Extract, in full, the lines below, beginning at the first and ending with the line that contains "(destxt) at (860,264)". Pictures do not belong in the copy.

<<<<

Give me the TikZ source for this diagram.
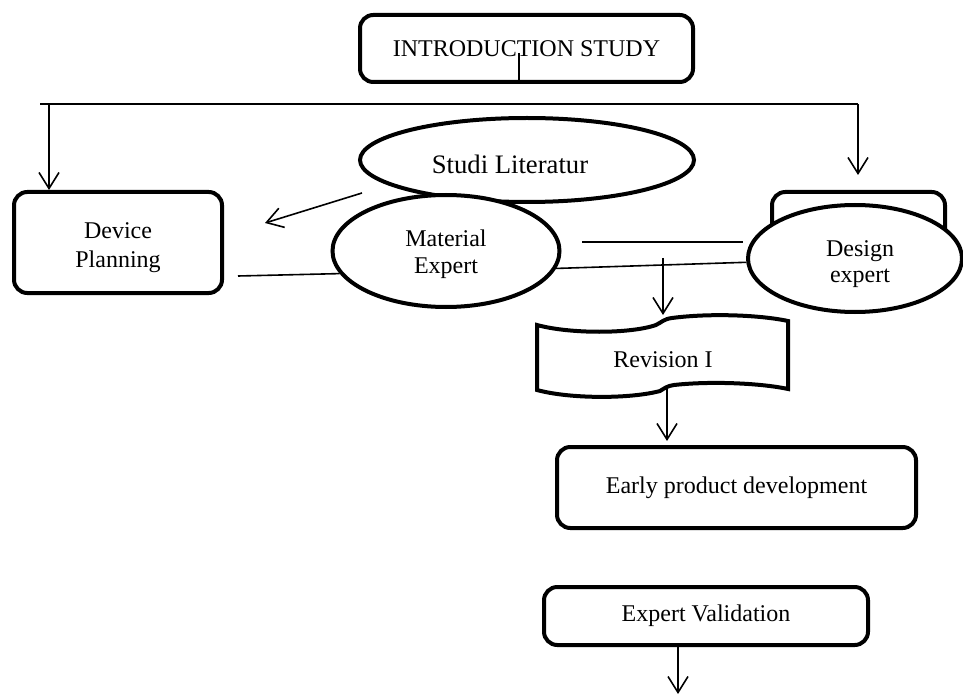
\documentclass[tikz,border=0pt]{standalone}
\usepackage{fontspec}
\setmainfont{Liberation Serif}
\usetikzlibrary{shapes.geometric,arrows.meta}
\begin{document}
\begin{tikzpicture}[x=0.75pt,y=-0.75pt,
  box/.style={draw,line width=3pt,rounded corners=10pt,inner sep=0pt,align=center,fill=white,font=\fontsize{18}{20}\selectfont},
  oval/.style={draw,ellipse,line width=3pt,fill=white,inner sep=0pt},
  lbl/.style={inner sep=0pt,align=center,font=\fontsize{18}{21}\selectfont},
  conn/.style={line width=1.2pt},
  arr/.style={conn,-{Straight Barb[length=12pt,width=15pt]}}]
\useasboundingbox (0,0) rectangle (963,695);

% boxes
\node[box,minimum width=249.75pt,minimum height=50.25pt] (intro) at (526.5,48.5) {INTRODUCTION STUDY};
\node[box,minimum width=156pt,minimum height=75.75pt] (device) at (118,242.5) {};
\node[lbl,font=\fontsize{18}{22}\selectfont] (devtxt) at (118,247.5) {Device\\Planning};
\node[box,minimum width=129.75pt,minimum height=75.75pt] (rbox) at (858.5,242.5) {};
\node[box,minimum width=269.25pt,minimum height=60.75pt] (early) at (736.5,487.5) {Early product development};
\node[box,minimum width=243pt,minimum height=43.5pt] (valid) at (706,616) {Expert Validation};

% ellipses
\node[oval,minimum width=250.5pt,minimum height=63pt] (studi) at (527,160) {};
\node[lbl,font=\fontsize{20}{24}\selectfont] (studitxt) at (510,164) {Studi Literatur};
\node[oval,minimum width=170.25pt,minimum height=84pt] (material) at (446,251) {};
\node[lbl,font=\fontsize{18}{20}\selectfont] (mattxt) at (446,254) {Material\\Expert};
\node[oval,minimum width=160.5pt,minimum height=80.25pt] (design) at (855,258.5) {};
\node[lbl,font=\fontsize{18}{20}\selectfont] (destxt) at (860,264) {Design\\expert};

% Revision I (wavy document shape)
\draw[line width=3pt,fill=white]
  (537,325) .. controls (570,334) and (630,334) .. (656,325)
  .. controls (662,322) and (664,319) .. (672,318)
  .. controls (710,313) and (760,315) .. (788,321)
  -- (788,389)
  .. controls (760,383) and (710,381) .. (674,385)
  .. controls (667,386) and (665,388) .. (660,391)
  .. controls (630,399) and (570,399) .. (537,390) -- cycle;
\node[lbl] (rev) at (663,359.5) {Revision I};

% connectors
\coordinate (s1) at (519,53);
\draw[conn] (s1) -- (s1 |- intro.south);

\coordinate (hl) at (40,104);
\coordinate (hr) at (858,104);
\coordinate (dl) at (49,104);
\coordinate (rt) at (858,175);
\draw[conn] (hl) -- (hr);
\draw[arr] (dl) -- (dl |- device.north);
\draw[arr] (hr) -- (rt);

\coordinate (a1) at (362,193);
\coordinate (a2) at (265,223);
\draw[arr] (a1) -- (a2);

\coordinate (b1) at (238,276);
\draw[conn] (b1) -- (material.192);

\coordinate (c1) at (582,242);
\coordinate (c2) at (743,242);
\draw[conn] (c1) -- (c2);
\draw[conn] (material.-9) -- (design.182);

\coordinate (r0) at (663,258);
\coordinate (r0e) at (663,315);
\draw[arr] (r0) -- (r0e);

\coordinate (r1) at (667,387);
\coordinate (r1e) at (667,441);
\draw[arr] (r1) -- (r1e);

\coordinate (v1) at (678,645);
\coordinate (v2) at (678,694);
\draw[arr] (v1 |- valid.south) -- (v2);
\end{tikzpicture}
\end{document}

>>>>

Finished answer
Give me the TikZ source for this diagram.
\documentclass[tikz,border=0pt]{standalone}
\usepackage{fontspec}
\setmainfont{Liberation Serif}
\usetikzlibrary{shapes.geometric,arrows.meta}
\begin{document}
\begin{tikzpicture}[x=0.75pt,y=-0.75pt,
  box/.style={draw,line width=3pt,rounded corners=10pt,inner sep=0pt,align=center,fill=white,font=\fontsize{18}{20}\selectfont},
  oval/.style={draw,ellipse,line width=3pt,fill=white,inner sep=0pt},
  lbl/.style={inner sep=0pt,align=center,font=\fontsize{18}{21}\selectfont},
  conn/.style={line width=1.2pt},
  arr/.style={conn,-{Straight Barb[length=12pt,width=15pt]}}]
\useasboundingbox (0,0) rectangle (963,695);

% boxes
\node[box,minimum width=249.75pt,minimum height=50.25pt] (intro) at (526.5,48.5) {INTRODUCTION STUDY};
\node[box,minimum width=156pt,minimum height=75.75pt] (device) at (118,242.5) {};
\node[lbl,font=\fontsize{18}{22}\selectfont] (devtxt) at (118,247.5) {Device\\Planning};
\node[box,minimum width=129.75pt,minimum height=75.75pt] (rbox) at (858.5,242.5) {};
\node[box,minimum width=269.25pt,minimum height=60.75pt] (early) at (736.5,487.5) {Early product development};
\node[box,minimum width=243pt,minimum height=43.5pt] (valid) at (706,616) {Expert Validation};

% ellipses
\node[oval,minimum width=250.5pt,minimum height=63pt] (studi) at (527,160) {};
\node[lbl,font=\fontsize{20}{24}\selectfont] (studitxt) at (510,164) {Studi Literatur};
\node[oval,minimum width=170.25pt,minimum height=84pt] (material) at (446,251) {};
\node[lbl,font=\fontsize{18}{20}\selectfont] (mattxt) at (446,254) {Material\\Expert};
\node[oval,minimum width=160.5pt,minimum height=80.25pt] (design) at (855,258.5) {};
\node[lbl,font=\fontsize{18}{20}\selectfont] (destxt) at (860,264) {Design\\expert};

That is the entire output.